Ted Ligety of the United States, center, celebrates after winning gold medal. Ivica Kostelic of Croatia, left, won the silver and Rainer Schoenfelder of Austria the bronze.
Kevin Frayer, Associated Press
TORINO, ITALY The first time he tried out for the Park City Ski Team, he didn't make it. Once, when the younger kids all beat him in a junior race, he skied at nights in the masters program to see if he could figure out what he was doing wrong. He wasn't even put on the U.S. Ski Team's development roster until the ripe old age of 18.
Now, at 21, Ted Ligety is the youngest U.S. alpine skiing gold medalist ever and the first homegrown Olympic gold medalist in Utah's long and storied winter sports history.
In the combined downhill-slalom event that concluded under the lights Tuesday night on the slalom course at Sestriere Colle, Park City's Ligety was the fastest of them all.

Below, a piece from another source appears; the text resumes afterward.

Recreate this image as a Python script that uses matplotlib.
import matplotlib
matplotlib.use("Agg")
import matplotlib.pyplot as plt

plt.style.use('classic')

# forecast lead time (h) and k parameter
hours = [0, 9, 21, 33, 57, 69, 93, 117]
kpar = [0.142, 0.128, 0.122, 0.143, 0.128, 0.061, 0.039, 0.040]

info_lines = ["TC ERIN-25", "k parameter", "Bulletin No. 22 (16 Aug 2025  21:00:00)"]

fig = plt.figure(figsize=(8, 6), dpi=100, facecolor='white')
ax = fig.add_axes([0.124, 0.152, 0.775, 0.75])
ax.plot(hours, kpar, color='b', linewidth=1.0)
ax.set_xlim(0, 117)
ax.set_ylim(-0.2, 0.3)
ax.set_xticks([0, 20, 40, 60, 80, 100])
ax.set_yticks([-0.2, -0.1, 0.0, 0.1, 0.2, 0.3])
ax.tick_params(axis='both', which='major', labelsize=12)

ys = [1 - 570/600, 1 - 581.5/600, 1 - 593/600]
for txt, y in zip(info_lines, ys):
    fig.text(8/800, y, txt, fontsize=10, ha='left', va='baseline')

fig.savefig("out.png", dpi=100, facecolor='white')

The Olympic pressure, or whatever it was, that one by one sent nearly every skier who was supposed to beat him skidding off course, blew him instead through the poles like a tailwind.

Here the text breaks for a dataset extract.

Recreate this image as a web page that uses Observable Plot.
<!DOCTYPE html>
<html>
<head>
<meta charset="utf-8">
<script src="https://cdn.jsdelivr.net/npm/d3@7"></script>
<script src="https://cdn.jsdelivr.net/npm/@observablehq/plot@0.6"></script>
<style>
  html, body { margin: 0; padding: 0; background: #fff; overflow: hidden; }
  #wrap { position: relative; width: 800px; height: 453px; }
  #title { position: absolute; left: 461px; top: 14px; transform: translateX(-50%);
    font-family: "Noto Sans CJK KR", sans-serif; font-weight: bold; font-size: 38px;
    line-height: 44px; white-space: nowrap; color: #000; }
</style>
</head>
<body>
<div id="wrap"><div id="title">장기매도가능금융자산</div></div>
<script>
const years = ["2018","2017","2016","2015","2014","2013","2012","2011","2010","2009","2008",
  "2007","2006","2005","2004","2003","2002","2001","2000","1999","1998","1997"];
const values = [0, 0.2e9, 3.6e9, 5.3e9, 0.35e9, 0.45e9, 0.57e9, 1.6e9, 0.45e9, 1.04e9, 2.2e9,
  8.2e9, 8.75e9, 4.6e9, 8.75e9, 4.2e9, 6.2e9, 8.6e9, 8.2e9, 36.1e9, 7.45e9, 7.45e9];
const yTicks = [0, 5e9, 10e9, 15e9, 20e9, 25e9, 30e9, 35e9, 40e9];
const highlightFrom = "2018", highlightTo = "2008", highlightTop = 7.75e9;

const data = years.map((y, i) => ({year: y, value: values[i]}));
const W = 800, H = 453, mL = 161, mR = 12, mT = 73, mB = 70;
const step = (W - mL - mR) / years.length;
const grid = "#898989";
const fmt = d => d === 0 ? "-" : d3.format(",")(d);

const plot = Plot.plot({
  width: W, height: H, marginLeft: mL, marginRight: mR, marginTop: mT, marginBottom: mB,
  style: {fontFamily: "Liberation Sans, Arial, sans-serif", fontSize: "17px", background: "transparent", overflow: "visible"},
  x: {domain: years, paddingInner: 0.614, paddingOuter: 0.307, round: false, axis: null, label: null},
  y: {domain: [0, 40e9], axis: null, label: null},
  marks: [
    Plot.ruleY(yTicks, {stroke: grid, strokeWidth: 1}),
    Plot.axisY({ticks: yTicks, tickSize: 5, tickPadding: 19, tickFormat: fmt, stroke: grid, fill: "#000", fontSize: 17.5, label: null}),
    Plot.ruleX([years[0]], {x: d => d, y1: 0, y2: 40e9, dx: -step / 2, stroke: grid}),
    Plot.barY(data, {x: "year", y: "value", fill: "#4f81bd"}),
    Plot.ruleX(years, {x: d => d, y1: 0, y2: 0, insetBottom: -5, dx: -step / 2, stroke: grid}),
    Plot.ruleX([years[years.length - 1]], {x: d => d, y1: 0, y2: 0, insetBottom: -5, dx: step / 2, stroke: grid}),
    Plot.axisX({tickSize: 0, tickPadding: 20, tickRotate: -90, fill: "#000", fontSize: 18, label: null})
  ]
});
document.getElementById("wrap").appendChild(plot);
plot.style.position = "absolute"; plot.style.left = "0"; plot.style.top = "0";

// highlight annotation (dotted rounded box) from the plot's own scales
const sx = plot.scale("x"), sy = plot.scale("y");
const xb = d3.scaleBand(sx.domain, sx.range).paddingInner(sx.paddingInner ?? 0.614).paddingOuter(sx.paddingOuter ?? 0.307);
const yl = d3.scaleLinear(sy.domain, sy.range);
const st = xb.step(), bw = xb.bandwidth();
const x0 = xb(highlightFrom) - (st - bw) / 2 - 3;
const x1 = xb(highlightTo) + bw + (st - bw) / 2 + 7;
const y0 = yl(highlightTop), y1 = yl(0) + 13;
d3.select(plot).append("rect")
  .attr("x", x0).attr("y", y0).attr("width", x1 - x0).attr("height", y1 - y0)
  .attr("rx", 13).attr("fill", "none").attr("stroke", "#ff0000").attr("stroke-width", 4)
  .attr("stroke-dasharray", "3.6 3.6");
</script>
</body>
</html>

He was in 32nd place after the downhill decidedly his weakest of the combined's two disciplines and then started clawing back.
After recording the fastest slalom run in the field on the first of two slalom runs, he found himself third in the standings.
After his second slalom run, the only way he could see the best skiers in the world was with a rearview mirror.
He won by .53 of a second.
It was only the fourth time in Olympic history an American man has collected a gold medal in alpine skiing.
Racing third-to-last among the contenders, Ligety watched from the finish area as the two skiers who could wrestle the gold away from him made their attempts.
First, Ivica Kostelic of Croatia, himself something of an interloper with six knee injuries and three years between his last World Cup victory, skied across the finish line after a clean run. But the brother of famed women's skiing champion Janica Kostelic was still more than half a second behind Ligety.
Finally, Austrian Benjamin Raich entered the course and Raich was no interloper. A bronze medalist in combined four years ago in Salt Lake, he is the reigning combined world champion and had won two of three combined events coming into the Olympics for a commanding 145-point lead in the World Cup standings.
Plus, the Tiger Woods of combined had an 86th-of-a-second advantage to work with.
Near the midway point of his run, Raich was still ahead of Ligety. But then the Austrian caught an edge, missed a gate and skied sideways off the course.